Terraform Validation Pipeline

graph LR
    A[Session Created] --> B[terraform fmt]
    B --> C[terraform init]
    C --> D[terraform validate]
    D --> E[terraform plan]
    E --> F[terraform show -json]
    F --> G[Discord Report]

Discord Commands

`/cloud-advise`

Get AI-powered cloud infrastructure recommendations.

Parameters:
  use_case        (required) What are you building?
  provider        GCP | AWS | Azure | Any (compare all)
  budget          Low (<$100/mo) | Medium | High (>$1000/mo)
  security_level  Standard | Enhanced | Compliance (HIPAA/GDPR/PCI)
  ai_model        Groq Llama 3.3 | Groq Mixtral | Gemini Pro | Gemini Flash

`/cloud-validate`

Runs the full Terraform validation pipeline against a session's generated configuration.

`/cloud-deploy`

Generates Terraform code from an advisory session and creates a deployment session ID.

Technical Highlight — Lazy Glossary Injection

~90% Token Reduction

Rather than injecting the entire Cloud or D&D glossary into every prompt, the system scans the user's input for known keywords first. Only terms that appear in the input are injected into the prompt.

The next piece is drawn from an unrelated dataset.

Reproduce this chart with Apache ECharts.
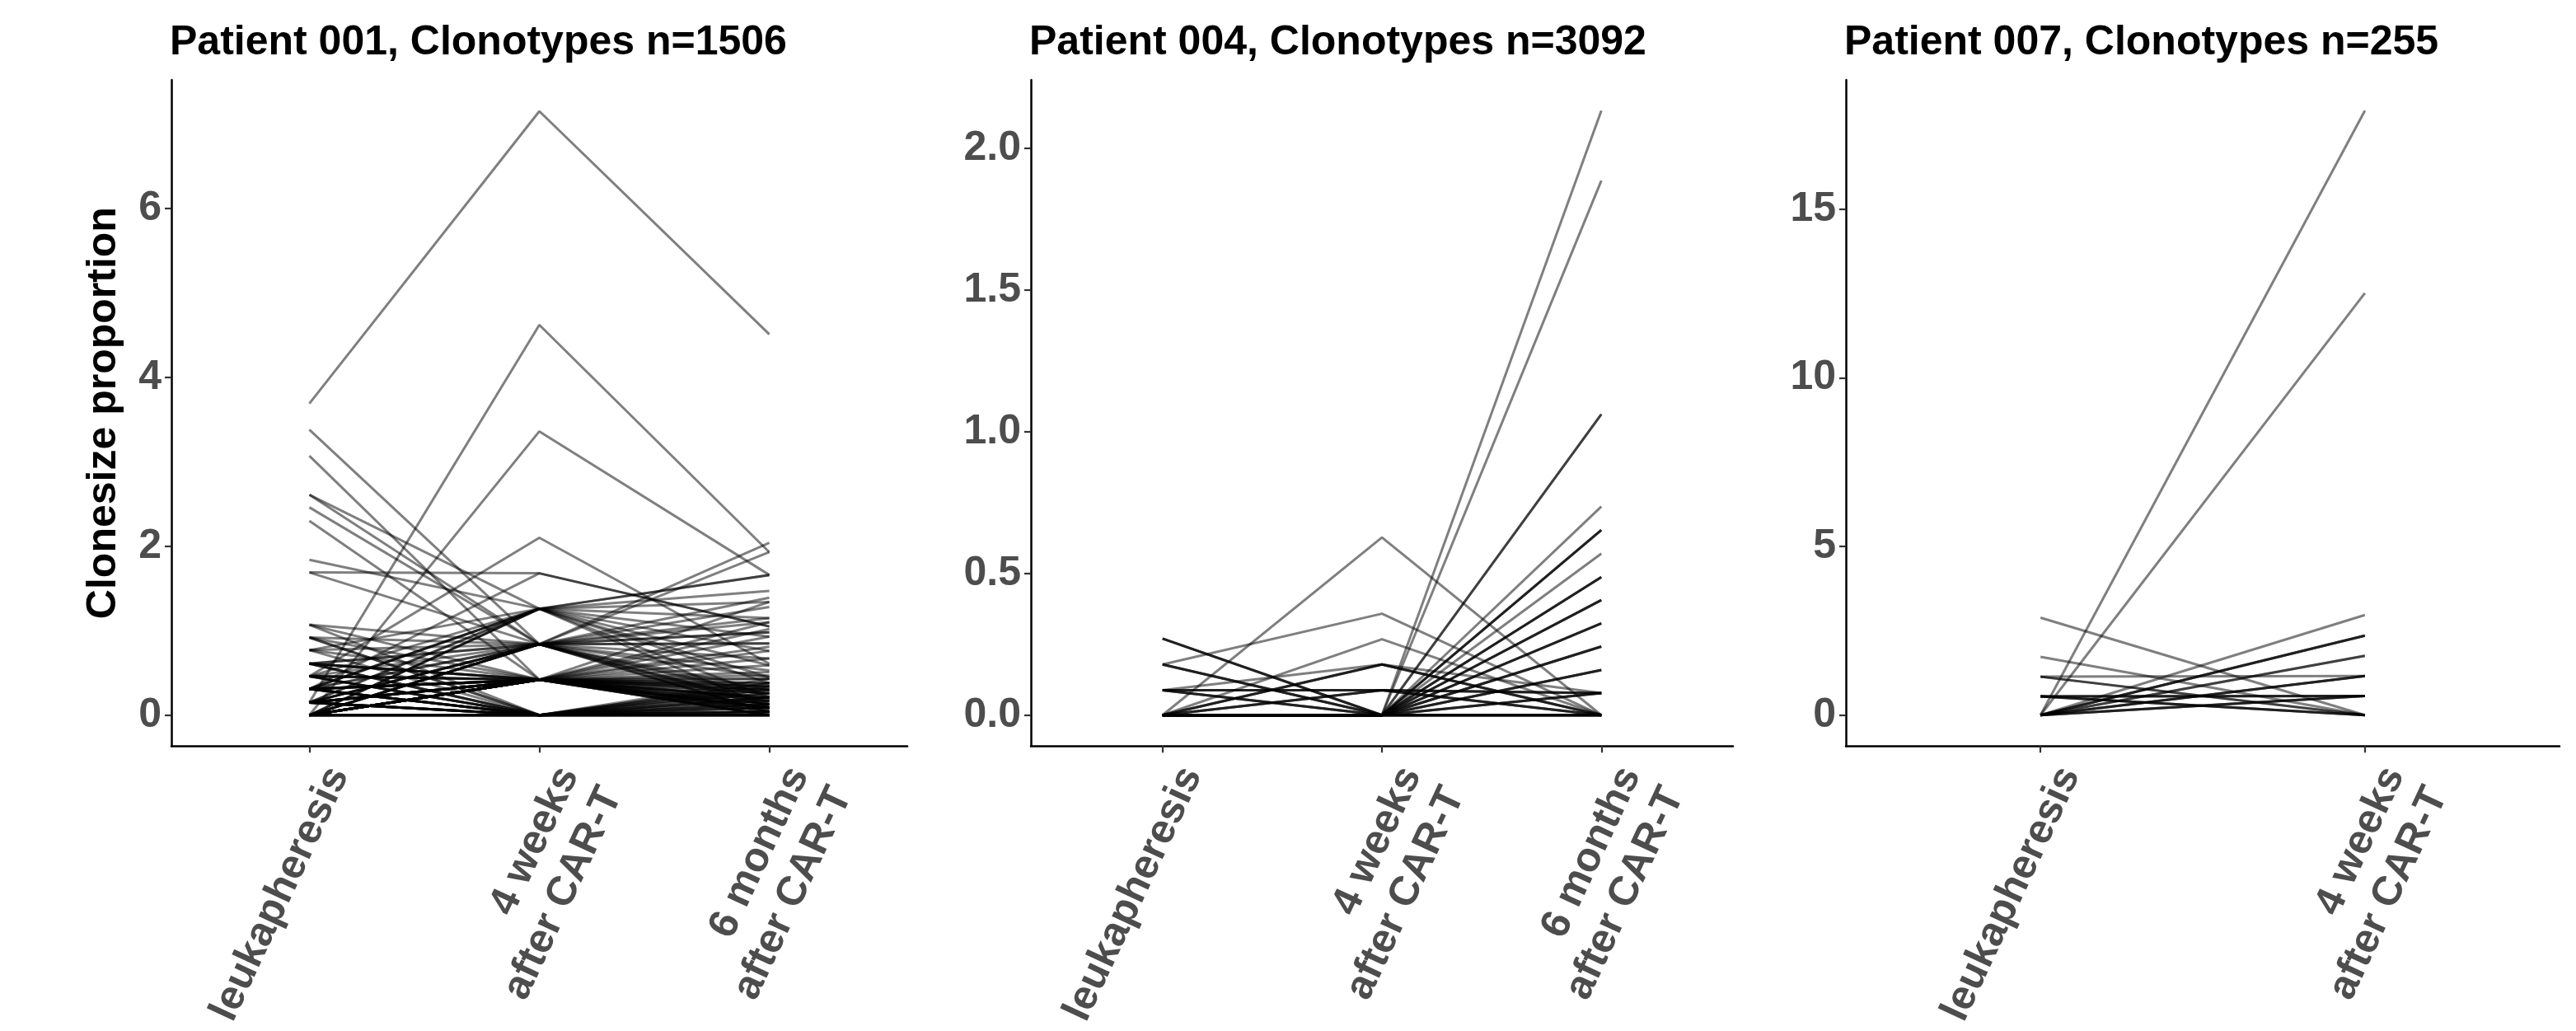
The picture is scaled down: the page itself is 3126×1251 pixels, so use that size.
<!DOCTYPE html>
<html>
<head>
<meta charset="utf-8">
<script src="https://cdn.jsdelivr.net/npm/echarts@6/dist/echarts.min.js"></script>
<style>
html,body{margin:0;padding:0;background:#fff;}
#chart{width:3126px;height:1251px;}
</style>
</head>
<body>
<div id="chart"></div>
<script>
// ---------------- data ----------------
const timepoints = ['leukapheresis', '4 weeks\nafter CAR-T', '6 months\nafter CAR-T'];
const panelTitles = ['Patient 001, Clonotypes n=1506', 'Patient 004, Clonotypes n=3092', 'Patient 007, Clonotypes n=255'];
const yAxisTitle = 'Clonesize proportion';

const yTicks1 = [0, 2, 4, 6];
const yTickLabels1 = ['0', '2', '4', '6'];
const yTicks2 = [0, 0.5, 1, 1.5, 2];
const yTickLabels2 = ['0.0', '0.5', '1.0', '1.5', '2.0'];
const yTicks3 = [0, 5, 10, 15];
const yTickLabels3 = ['0', '5', '10', '15'];

// Patient 001: [leukapheresis, 4 weeks, 6 months, (number of clones with this trajectory)]
const patient001 = [
  [3.69, 7.15, 4.51], [0.15, 4.62, 1.93], [0.00, 3.36, 1.66], [0.46, 2.10, 0.61],
  [3.38, 0.84, 0.15], [3.07, 0.42, 0.30], [2.61, 1.26, 0.45], [2.61, 0.84, 0.22],
  [2.46, 0.84, 0.10], [2.30, 0.42, 0.08], [1.84, 1.26, 0.59], [1.69, 1.68, 1.05],
  [1.69, 0.84, 0.67], [0.31, 1.68, 1.05], [0.31, 1.26, 1.66, 2], [0.00, 0.84, 2.04],
  [0.15, 0.84, 1.93], [1.07, 0.84, 0.25], [1.07, 0.42, 0.35], [1.07, 0.00, 0.04],
  [0.92, 0.42, 0.06], [0.92, 0.84, 0.98], [0.92, 0.00, 0.21], [0.77, 0.42, 0.13],
  [0.77, 1.26, 1.47], [0.77, 0.84, 0.03], [0.77, 0.00, 0.00], [0.61, 0.84, 1.39],
  [0.61, 0.42, 0.20, 2], [0.61, 0.00, 0.05], [0.61, 0.84, 0.85], [0.46, 0.84, 1.15],
  [0.46, 0.42, 1.34], [0.46, 0.00, 0.09], [0.46, 0.42, 0.04], [0.46, 1.26, 0.93],
  [0.31, 0.84, 0.85], [0.31, 0.42, 1.10], [0.31, 0.00, 0.17], [0.31, 0.42, 0.08],
  [0.31, 1.26, 1.34], [0.15, 1.26, 0.76], [0.15, 0.42, 0.93], [0.15, 0.84, 0.53],
  [0.15, 0.00, 0.04], [0.15, 0.42, 0.26], [0.15, 0.84, 1.10], [0.00, 1.26, 1.15],
  [0.00, 0.84, 0.45], [0.00, 0.42, 0.76], [0.00, 0.42, 0.59], [0.00, 0.84, 0.98],
  [0.00, 1.26, 0.38], [0.00, 0.84, 1.28], [0.00, 0.42, 1.02], [0.31, 0.42, 0.81],
  [0.15, 0.42, 0.67], [0.00, 0.84, 0.04], [0.15, 0.84, 0.13], [0.31, 0.84, 0.30],
  [0.00, 1.26, 0.09], [0.15, 1.26, 0.21],
  [0.00, 0.42, 0.00], [0.00, 0.42, 0.04], [0.00, 0.42, 0.09], [0.00, 0.42, 0.13],
  [0.00, 0.42, 0.17], [0.00, 0.42, 0.21], [0.00, 0.42, 0.26], [0.00, 0.42, 0.30],
  [0.00, 0.42, 0.34], [0.00, 0.42, 0.38], [0.00, 0.42, 0.43], [0.00, 0.42, 0.51],
  [0.15, 0.42, 0.00], [0.15, 0.42, 0.09], [0.15, 0.42, 0.17], [0.15, 0.42, 0.34],
  [0.15, 0.42, 0.43], [0.31, 0.42, 0.00], [0.31, 0.42, 0.13], [0.31, 0.42, 0.30],
  [0.31, 0.42, 0.47], [0.46, 0.42, 0.00], [0.46, 0.42, 0.21], [0.61, 0.42, 0.09],
  [0.61, 0.42, 0.38],
  [0.15, 0.00, 0.09], [0.15, 0.00, 0.13], [0.15, 0.00, 0.21], [0.31, 0.00, 0.26],
  [0.31, 0.00, 0.04], [0.46, 0.00, 0.30], [0.61, 0.00, 0.34], [0.15, 0.00, 0.38],
  [0.31, 0.00, 0.43], [0.46, 0.00, 0.13], [0.15, 0.00, 0.00, 2], [0.31, 0.00, 0.00, 2],
  [0.46, 0.00, 0.00], [0.61, 0.00, 0.00], [0.92, 0.00, 0.00],
  [0.00, 0.00, 0.04], [0.00, 0.00, 0.09], [0.00, 0.00, 0.13], [0.00, 0.00, 0.17],
  [0.00, 0.00, 0.21], [0.00, 0.00, 0.26], [0.00, 0.00, 0.30], [0.00, 0.00, 0.34],
  [0.00, 0.00, 0.38]
];

// Patient 004: [leukapheresis, 4 weeks, 6 months, number of clones]
const patient004 = [
  [0.000, 0.627, 0.000, 1], [0.179, 0.358, 0.000, 1], [0.000, 0.268, 0.000, 1],
  [0.088, 0.179, 0.078, 1], [0.000, 0.179, 0.000, 3], [0.270, 0.000, 0.000, 3],
  [0.179, 0.000, 0.000, 3], [0.088, 0.088, 0.078, 3], [0.088, 0.000, 0.000, 3],
  [0.000, 0.088, 0.000, 3], [0.000, 0.000, 2.133, 1], [0.000, 0.000, 1.886, 1],
  [0.000, 0.000, 1.062, 2], [0.000, 0.000, 0.736, 1], [0.000, 0.000, 0.653, 3],
  [0.000, 0.000, 0.570, 1], [0.000, 0.000, 0.487, 3], [0.000, 0.000, 0.406, 3],
  [0.000, 0.000, 0.324, 3], [0.000, 0.000, 0.242, 3], [0.000, 0.000, 0.159, 3],
  [0.000, 0.000, 0.078, 3]
];

// Patient 007: [leukapheresis, 4 weeks, number of clones]
const patient007 = [
  [0.000, 17.93, 1], [0.000, 12.52, 1], [2.890, 0.000, 1], [1.730, 0.000, 1],
  [1.140, 1.160, 1], [1.140, 0.000, 2], [0.555, 0.570, 3], [0.555, 0.000, 3],
  [0.000, 2.970, 1], [0.000, 2.360, 3], [0.000, 1.760, 2], [0.000, 1.160, 3],
  [0.000, 0.570, 3]
];

// ---------------- layout / style ----------------
const FONT = 'Liberation Sans, Arial, Helvetica, sans-serif';
const panels = [
  {lines: patient001, n: 3, grid: {left: 208, top: 97, width: 893, height: 810}, yMin: -0.366, yMax: 7.521, ticks: yTicks1, labels: yTickLabels1, title: panelTitles[0]},
  {lines: patient004, n: 3, grid: {left: 1251, top: 97, width: 852, height: 810}, yMin: -0.109, yMax: 2.241, ticks: yTicks2, labels: yTickLabels2, title: panelTitles[1]},
  {lines: patient007, n: 2, grid: {left: 2240, top: 97, width: 866, height: 810}, yMin: -0.917, yMax: 18.84, ticks: yTicks3, labels: yTickLabels3, title: panelTitles[2]}
];

const grids = [], xAxes = [], yAxes = [], titles = [], series = [];
panels.forEach((p, k) => {
  grids.push(Object.assign({containLabel: false}, p.grid));
  titles.push({
    text: p.title, left: p.grid.left - 2, top: 27, padding: 0,
    textStyle: {fontSize: 50, fontWeight: 'bold', fontFamily: FONT, color: '#000', lineHeight: 50}
  });
  const cats = [];
  for (let i = 0; i < p.n; i++) cats.push(i);
  xAxes.push({
    gridIndex: k, type: 'value', min: -0.6, max: p.n - 1 + 0.6,
    axisLine: {show: true, onZero: false, lineStyle: {color: '#000', width: 2.5}},
    axisTick: {show: true, customValues: cats, length: 8, lineStyle: {color: '#333', width: 2.2}},
    axisLabel: {
      show: true, customValues: cats, formatter: v => timepoints[Math.round(v)],
      rotate: 65, align: 'right', verticalAlign: 'top', padding: [10, 0, 0, 0], margin: 12,
      fontSize: 50, fontWeight: 'bold', fontFamily: FONT, color: '#4d4d4d', lineHeight: 58,
      hideOverlap: false
    },
    splitLine: {show: false}
  });
  const y = {
    gridIndex: k, type: 'value', min: p.yMin, max: p.yMax,
    axisLine: {show: true, onZero: false, lineStyle: {color: '#000', width: 2.5}},
    axisTick: {show: true, customValues: p.ticks, length: 8, lineStyle: {color: '#333', width: 2.2}},
    axisLabel: {
      show: true, customValues: p.ticks, formatter: v => p.labels[p.ticks.indexOf(v)],
      margin: 12, fontSize: 50, fontWeight: 'bold', fontFamily: FONT, color: '#4d4d4d'
    },
    splitLine: {show: false}
  };
  if (k === 0) {
    y.name = yAxisTitle;
    y.nameLocation = 'middle';
    y.nameGap = 57;
    y.nameTextStyle = {fontSize: 50, fontWeight: 'bold', fontFamily: FONT, color: '#000'};
  }
  yAxes.push(y);

  p.lines.forEach(line => {
    const count = line.length > p.n ? line[p.n] : 1;
    const pts = line.slice(0, p.n).map((v, i) => [i, v]);
    for (let c = 0; c < count; c++) {
      series.push({
        type: 'line', xAxisIndex: k, yAxisIndex: k, data: pts,
        symbol: 'none', silent: true, animation: false,
        lineStyle: {color: 'rgba(0,0,0,0.5)', width: 3},
        emphasis: {disabled: true}
      });
    }
  });
});

const chart = echarts.init(document.getElementById('chart'), null, {renderer: 'canvas'});
chart.setOption({
  backgroundColor: '#fff',
  animation: false,
  title: titles,
  grid: grids,
  xAxis: xAxes,
  yAxis: yAxes,
  series: series
});
</script>
</body>
</html>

Input: "I need a Kubernetes cluster for my microservices"
Injected: only the Kubernetes and microservices glossary entries
Result: token consumption reduced ~90%, with higher accuracy (no irrelevant noise in context)

Performance Metrics

Model	Avg Response	Notes
Groq Llama 3.3	1–2s	Recommended default
Groq Mixtral	2–3s	Higher quality
Gemini Pro	3–5s	Large context tasks
Gemini Flash	1–3s	Fast Google alternative

Operation	Time
RAG hybrid search	< 50ms
Terraform fmt	< 1s
Terraform init (cached)	1–3s
Terraform plan	3–10s